The photos were taken over the past few years by Iranian scholar Mortez Rezvanfar who works for the Research Institute of Cultural Heritage & Tourism, the academy announced in a press release.
“The Inscriptions in the North Caucasus and the South Caucasus, which belong to the religious monuments dating back to the Safavid period (1501–1736) and the Qajar period (1789–1925), mostly read verses of Persian poems and religious texts or give information about the construction and restoration of the monuments,” the academy wrote.
Rezvanfar took the photos for a research project named “The Common Heritage of Iran and the World with a Focus on Persian Inscriptions”.
He has traveled to China, Tanzania, Kenya, Turkey, Azerbaijan, India, Armenia and Russia at his own expense to carry out the research.
“The research began five years ago and is covering countries in Asia, Africa and Europe,” Rezvanfar said in the press release.

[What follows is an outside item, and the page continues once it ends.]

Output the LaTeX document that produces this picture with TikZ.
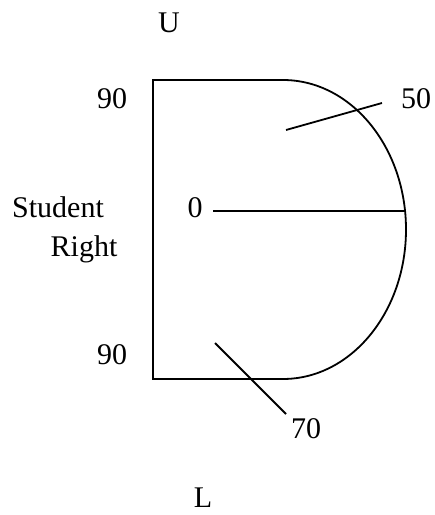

“From eastern China in Asia to Egypt in Africa and some countries in Europe, we find monuments that demonstrate our common history with these countries and this exhibition that is related to the inscriptions and architectural decorations in the Caucasus is part of this extensive research,” he added.
“These inscriptions, which are in Persian, are the best documents to prove the vast expanse of Iranian cultural civilization in the world,” he noted.
A number of the inscriptions also date back to the Sassanid period (224–651).
The exhibition will run until August 11 at the academy located on Vali-e Asr Street, near Taleqani Avenue intersection.